KUALA LUMPUR (Aug 21): Datuk Amhari Efendi Nazaruddin, a former special officer to Datuk Seri Najib Razak, was directed to implicate his ex-boss, Najib's defence told the court on Wednesday.
Najib's counsel Tan Sri Muhammad Shafee Abdullah described Amhari as a crony of Low Taek Jho or Jho Low, a fugitive businessman and allegedly the mastermind of the 1Malaysia Development Bhd (1MDB) scandal.
"Amhari is a corrupt public official.
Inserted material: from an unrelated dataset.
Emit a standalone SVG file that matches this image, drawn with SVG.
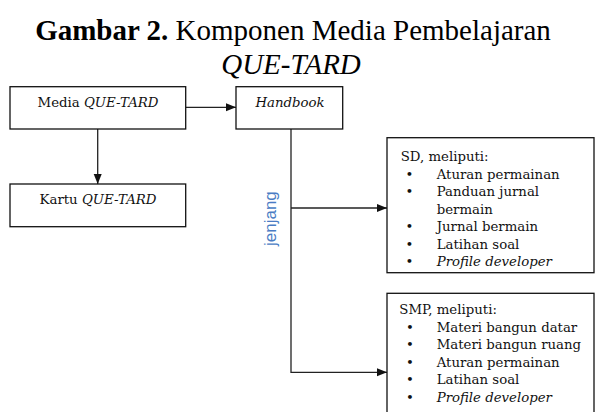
<svg xmlns="http://www.w3.org/2000/svg" width="596" height="412" viewBox="0 0 596 412">
<style>
.box{fill:#fff;stroke:#111;stroke-width:1.3}
.t{font-family:"DejaVu Serif",serif;font-size:13.3px;fill:#111}
.it{font-style:italic}
.title{font-family:"Liberation Serif","Times New Roman",serif;font-size:29px;fill:#000}
.conn{fill:none;stroke:#222;stroke-width:1.3}
.jen{font-family:"Liberation Sans",Arial,sans-serif;font-size:17px;fill:#4a7cc4}
</style>
<defs>
<marker id="arr" markerUnits="userSpaceOnUse" markerWidth="11" markerHeight="9" refX="10" refY="4" orient="auto">
<path d="M0,0 L10,4 L0,8 z" fill="#111"/>
</marker>
</defs>
<rect width="596" height="412" fill="#fff"/>
<g id="title">
<text class="title" x="293" y="40" text-anchor="middle"><tspan font-weight="bold">Gambar 2.</tspan> Komponen Media Pembelajaran</text>
<text class="title" x="291" y="74" text-anchor="middle" font-style="italic">QUE-TARD</text>
</g>
<g id="connectors">
<line class="conn" x1="185.7" y1="107.3" x2="236" y2="107.3" marker-end="url(#arr)"/>
<line class="conn" x1="97.7" y1="129" x2="97.7" y2="184" marker-end="url(#arr)"/>
<polyline class="conn" points="291,129 291,372.3 387,372.3" marker-end="url(#arr)"/>
<line class="conn" x1="291" y1="208" x2="387" y2="208" marker-end="url(#arr)"/>
<text class="jen" transform="translate(276,246) rotate(-90)">jenjang</text>
</g>
<g id="media">
<rect class="box" x="10" y="86.7" width="175.7" height="42.3"/>
<text class="t" x="98" y="106.7" text-anchor="middle">Media <tspan class="it">QUE-TARD</tspan></text>
</g>
<g id="handbook">
<rect class="box" x="236" y="86.7" width="106.7" height="42.3"/>
<text class="t it" x="290" y="106.7" text-anchor="middle">Handbook</text>
</g>
<g id="kartu">
<rect class="box" x="10" y="184" width="175.7" height="42.7"/>
<text class="t" x="98" y="204" text-anchor="middle">Kartu <tspan class="it">QUE-TARD</tspan></text>
</g>
<g id="sd">
<rect class="box" x="387" y="137.7" width="207" height="135"/>
<text class="t" x="400.7" y="161">SD, meliputi:</text>
<g text-anchor="middle" class="t"><text x="409.3" y="178.5">•</text><text x="409.3" y="196">•</text><text x="409.3" y="231">•</text><text x="409.3" y="248.5">•</text><text x="409.3" y="266">•</text></g>
<text class="t" x="436.7" y="178.5">Aturan permainan</text>
<text class="t" x="436.7" y="196">Panduan jurnal</text>
<text class="t" x="436.7" y="213.5">bermain</text>
<text class="t" x="436.7" y="231">Jurnal bermain</text>
<text class="t" x="436.7" y="248.5">Latihan soal</text>
<text class="t it" x="436.7" y="266">Profile developer</text>
</g>
<g id="smp">
<rect class="box" x="387" y="293.3" width="207" height="130"/>
<text class="t" x="399.3" y="314">SMP, meliputi:</text>
<g text-anchor="middle" class="t"><text x="410" y="331.5">•</text><text x="410" y="349">•</text><text x="410" y="366.5">•</text><text x="410" y="384">•</text><text x="410" y="401.5">•</text></g>
<text class="t" x="436.7" y="331.5">Materi bangun datar</text>
<text class="t" x="436.7" y="349">Materi bangun ruang</text>
<text class="t" x="436.7" y="366.5">Aturan permainan</text>
<text class="t" x="436.7" y="384">Latihan soal</text>
<text class="t it" x="436.7" y="401.5">Profile developer</text>
</g>
</svg>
He knowingly accepted a US$200,000 loan directly from Jho Low as a bridging loan to finance his property purchase.
"[Amhari] has every reason to extricate himself from his complicity with Jho Low and to inculpate Najib....his credibility could be salvaged if his wrongdoings are attributed to his superior's instructions instead of his personal corrupt motive," said the senior lawyer during submissions at the end of the prosecution's case in the 1MDB-Tanore trial.
Amhari is the prosecution's eighth witness.
Shafee said Amhari came to the court with a mindset "almost like [having] a chip" in his head on how he should appear and testify in the court to absolve himself.
Shafee was submitting on the abuse of power charges Najib faces.
Wednesday was Day Three of submissions, and the defence counsel was on the first abuse of power charge, going through the first limb, where Najib is alleged to have obtained the Cabinet's consent in April 2009 for the government's guarantee for Terengganu Investment Authority (TIA) to get domestic and foreign market loans of up to RM5 billion by way of Islamic medium-term notes.
TIA is 1MDB's predecessor. The money raised was eventually used by 1MDB for its joint venture with PetroSaudi International.
Shafee argued that Najib was never involved with the inception of TIA — rather, he only carried out policy decisions made by his predecessor, Tun Abdullah Ahmad Badawi.
The lawyer also pointed out that it had been widely reported that TIA — fashioned to be a sovereign wealth fund to raise funds to develop the state of Terengganu — was a suggestion mooted by Jho Low to Terengganu ruler Sultan Mizan Zainal Abidin.
The parties are currently submitting at the end of the prosecution's case. Following this, trial judge Datuk Collin Lawrence Sequerah will set a date to deliver his decision on whether the former prime minister has to enter his defence or can walk free (from these charges).
In this trial, Najib faces four counts of abuse of power for using his position as the then-prime minister, finance minister, and chairman of 1MDB’s board of advisers to receive gratifications worth US$620 million (RM2.27 billion). He also faces 21 money-laundering charges.